There is nothing selfish about your questions, and I'd be glad to impart what little wisdom I have.

As far as the quality of the audio goes, I used an MXL condensor microphone with a silk screen to prevent popping and a Lambda Alpha audio recorder. I got the mic in a bundle with an instrument mic for $40, you can find pop screens for $20 and the Lambda recorder set me back $100. Considering that I am also in a band and we film movies, this was all worth the money.

We then record our cartoons by the sentence in Cubase SX 3. If there are two people talking, we let one go first and get all their lines done. We've spent a lot of time practicing to make the back and forth seem intimate. For Honey Smack it only had one guy, so he just ran through the thing in two takes. Make sure there is zero peaking! There is a handy live recording peak tool just for that.

I then edit the sound in Cubase SX 3. I increase the gain as much as I can without peaking, I might slow down the dialogue if necessary. Since it is just speech, I save it as an 64 kbps / mono / 44100 Hz mp3. You could probably even get away with 48 or 32. After all that, our minute long cartoon is about 500 kB.

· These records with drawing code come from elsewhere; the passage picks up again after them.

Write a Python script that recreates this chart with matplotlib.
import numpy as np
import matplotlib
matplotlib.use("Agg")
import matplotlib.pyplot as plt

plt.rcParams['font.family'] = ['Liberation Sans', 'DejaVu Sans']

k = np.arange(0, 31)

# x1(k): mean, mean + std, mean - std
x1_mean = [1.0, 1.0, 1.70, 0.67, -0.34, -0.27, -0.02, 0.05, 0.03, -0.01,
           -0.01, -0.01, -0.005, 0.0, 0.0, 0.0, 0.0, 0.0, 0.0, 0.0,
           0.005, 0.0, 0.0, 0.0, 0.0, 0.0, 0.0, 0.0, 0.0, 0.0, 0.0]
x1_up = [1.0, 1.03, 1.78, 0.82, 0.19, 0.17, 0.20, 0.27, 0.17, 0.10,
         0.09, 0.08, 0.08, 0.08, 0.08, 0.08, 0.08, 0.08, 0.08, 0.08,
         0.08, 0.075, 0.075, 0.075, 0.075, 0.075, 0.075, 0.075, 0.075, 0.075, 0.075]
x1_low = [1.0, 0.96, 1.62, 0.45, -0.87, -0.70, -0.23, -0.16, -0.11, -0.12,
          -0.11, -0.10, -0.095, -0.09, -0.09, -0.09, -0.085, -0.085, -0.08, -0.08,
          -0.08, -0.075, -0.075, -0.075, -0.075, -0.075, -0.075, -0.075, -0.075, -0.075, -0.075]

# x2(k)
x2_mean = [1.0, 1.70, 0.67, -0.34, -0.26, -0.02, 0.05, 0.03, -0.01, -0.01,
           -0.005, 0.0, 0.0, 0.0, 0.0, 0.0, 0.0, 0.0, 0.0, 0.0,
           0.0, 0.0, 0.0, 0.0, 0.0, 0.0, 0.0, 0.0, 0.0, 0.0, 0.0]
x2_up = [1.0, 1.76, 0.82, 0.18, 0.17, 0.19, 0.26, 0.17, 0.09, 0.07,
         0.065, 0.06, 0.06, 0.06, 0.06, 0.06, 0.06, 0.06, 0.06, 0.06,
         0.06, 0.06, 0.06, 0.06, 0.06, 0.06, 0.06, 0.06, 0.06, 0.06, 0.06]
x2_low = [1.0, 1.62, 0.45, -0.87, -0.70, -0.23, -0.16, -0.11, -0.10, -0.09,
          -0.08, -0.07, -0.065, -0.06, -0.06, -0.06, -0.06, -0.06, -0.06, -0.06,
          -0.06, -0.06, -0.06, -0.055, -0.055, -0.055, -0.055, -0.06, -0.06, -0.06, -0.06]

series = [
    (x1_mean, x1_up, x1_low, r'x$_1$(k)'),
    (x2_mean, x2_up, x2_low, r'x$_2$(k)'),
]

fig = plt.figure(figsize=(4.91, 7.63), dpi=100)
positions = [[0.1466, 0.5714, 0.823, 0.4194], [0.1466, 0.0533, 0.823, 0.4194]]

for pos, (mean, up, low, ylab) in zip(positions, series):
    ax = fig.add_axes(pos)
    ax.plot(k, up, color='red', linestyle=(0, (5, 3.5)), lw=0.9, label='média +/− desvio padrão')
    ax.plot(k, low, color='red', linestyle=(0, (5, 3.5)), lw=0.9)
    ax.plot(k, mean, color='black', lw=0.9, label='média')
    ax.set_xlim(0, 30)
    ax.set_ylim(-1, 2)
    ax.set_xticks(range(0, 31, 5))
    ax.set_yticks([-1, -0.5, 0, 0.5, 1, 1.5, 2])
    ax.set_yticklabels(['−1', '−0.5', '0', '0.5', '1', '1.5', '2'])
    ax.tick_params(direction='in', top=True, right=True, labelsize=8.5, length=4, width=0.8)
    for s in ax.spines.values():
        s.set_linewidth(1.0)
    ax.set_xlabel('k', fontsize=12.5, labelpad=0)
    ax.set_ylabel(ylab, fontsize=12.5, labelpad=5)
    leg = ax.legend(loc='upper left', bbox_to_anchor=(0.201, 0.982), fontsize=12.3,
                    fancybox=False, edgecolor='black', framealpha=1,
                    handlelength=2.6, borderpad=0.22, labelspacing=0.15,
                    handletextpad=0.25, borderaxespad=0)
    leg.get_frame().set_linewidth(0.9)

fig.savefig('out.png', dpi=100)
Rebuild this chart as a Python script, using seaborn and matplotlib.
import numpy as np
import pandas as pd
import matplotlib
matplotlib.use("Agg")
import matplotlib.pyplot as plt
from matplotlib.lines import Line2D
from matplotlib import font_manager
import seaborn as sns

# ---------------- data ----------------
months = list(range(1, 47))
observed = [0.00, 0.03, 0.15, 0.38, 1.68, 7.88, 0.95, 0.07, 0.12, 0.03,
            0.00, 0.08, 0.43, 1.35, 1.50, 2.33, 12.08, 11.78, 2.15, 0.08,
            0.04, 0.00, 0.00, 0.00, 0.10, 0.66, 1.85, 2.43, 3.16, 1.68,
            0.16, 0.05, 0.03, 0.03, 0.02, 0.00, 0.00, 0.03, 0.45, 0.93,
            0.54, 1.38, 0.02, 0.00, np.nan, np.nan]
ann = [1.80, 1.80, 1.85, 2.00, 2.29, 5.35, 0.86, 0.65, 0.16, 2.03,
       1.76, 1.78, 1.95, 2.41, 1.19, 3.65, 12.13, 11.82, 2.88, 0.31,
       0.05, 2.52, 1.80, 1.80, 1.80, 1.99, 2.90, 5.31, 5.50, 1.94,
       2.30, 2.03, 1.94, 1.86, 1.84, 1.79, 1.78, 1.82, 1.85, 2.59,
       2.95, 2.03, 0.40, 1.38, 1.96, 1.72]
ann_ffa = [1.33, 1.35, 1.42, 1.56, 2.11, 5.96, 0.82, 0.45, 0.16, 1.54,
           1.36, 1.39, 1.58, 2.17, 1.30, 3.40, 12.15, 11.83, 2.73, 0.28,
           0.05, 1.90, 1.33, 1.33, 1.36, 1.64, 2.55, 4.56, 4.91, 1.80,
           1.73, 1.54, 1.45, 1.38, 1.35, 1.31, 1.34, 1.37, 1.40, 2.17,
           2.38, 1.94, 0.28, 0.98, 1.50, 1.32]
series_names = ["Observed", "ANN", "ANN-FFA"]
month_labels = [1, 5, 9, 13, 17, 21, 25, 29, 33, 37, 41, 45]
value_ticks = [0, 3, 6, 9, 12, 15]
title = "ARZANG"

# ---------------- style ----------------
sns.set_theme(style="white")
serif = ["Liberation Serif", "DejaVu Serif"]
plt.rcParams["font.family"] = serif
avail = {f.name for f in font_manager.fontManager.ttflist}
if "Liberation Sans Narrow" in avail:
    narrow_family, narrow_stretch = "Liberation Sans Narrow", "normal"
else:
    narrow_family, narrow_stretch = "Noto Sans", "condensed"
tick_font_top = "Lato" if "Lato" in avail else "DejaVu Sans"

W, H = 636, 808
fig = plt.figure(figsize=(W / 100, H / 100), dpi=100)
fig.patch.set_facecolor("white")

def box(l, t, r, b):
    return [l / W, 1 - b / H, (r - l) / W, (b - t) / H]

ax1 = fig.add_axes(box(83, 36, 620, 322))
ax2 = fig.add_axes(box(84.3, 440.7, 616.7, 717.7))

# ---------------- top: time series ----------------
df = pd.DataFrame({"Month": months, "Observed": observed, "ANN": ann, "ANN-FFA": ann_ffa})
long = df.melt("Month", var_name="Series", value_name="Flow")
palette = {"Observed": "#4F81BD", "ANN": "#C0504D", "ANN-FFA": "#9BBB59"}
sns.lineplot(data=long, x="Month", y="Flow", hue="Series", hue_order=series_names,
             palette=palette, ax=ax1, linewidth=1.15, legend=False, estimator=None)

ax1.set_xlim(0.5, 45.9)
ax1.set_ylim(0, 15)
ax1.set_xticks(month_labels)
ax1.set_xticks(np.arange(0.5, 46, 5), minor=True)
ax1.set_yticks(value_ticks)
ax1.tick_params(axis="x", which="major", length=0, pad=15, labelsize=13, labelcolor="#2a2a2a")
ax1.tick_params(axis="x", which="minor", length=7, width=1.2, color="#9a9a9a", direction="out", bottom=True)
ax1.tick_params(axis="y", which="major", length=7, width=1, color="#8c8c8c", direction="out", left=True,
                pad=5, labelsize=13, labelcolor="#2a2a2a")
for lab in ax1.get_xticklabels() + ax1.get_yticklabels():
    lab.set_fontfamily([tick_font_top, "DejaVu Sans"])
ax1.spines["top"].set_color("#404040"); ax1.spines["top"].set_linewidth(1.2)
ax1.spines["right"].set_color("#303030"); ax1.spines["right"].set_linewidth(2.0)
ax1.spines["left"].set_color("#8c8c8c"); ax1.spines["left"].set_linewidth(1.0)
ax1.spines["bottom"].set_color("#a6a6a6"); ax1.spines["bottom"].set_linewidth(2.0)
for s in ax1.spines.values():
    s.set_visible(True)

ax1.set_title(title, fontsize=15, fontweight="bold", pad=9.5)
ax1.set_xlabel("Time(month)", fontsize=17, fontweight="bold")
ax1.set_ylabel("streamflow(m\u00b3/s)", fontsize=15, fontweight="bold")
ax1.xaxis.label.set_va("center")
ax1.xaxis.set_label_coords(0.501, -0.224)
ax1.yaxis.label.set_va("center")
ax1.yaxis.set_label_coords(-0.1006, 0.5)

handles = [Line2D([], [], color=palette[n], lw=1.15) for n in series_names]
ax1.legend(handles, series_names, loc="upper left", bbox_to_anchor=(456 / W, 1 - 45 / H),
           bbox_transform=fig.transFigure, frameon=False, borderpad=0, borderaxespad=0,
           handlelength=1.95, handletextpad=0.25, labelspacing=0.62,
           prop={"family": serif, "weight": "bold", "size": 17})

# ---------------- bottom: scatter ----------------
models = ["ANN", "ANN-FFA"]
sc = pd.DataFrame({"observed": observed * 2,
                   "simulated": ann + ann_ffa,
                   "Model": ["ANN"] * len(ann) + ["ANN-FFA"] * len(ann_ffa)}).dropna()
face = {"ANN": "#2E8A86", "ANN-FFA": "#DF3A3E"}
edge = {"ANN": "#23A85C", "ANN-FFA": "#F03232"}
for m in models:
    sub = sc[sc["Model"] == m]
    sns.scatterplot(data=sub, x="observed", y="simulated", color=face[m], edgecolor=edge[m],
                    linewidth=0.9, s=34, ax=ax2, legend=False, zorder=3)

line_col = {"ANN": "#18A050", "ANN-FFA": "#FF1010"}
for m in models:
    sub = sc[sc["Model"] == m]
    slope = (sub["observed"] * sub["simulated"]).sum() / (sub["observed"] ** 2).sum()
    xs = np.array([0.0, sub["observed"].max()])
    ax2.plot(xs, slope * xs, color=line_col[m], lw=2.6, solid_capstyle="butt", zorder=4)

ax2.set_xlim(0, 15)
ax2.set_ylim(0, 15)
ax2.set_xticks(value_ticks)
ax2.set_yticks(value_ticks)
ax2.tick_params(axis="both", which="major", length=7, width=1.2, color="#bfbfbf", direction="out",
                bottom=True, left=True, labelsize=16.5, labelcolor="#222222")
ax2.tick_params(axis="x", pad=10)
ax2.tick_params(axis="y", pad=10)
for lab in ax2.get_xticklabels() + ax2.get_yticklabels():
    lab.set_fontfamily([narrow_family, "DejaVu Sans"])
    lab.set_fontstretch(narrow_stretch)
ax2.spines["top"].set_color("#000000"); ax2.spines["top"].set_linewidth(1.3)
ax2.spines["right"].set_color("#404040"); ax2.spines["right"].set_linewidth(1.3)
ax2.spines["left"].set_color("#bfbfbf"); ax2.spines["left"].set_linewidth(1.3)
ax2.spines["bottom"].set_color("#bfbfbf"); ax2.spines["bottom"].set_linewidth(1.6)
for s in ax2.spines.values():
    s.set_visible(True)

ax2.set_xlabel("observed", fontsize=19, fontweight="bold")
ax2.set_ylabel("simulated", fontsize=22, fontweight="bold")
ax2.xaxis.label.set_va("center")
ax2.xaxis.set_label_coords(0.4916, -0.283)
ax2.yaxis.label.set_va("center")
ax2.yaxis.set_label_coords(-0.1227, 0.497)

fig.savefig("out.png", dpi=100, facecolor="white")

In Flash I set it up as streamed audio. For Honey Smack it was inserted into one scene. For my next project I am going to split the audio up into different scenes wherever there is a dead silence. I set the audio compression in Flash to 64kpbs / mono / 44100 Hz / Medium. You could again compress this more if you wanted.

Visually the goal is to break everything into layers as much as possible. When doing FBF, use a layer only for the parts that actually change. Put everything that stays still in an extended layer below it. The more information you have not requiring new keyframes, the smaller it'll be.

If you were making a game, this might be a bad idea, and you'd want every object to be drawn onto one layer for speed improvements, but it isn't really an issue for cartoons.

Hope all that helped! I'll be releasing the code I created to handle subtitles, rewind, play, and fast forward in the next week or so.

Sincerely,
Kevin Nuut


Comments

Aren't you the clever little whipper snapper?

Seriously though, good advise. Nice cartoon.

Nice advice, man!

He also got a good noise floor... you need a good noise floor or it won't work. Am I right.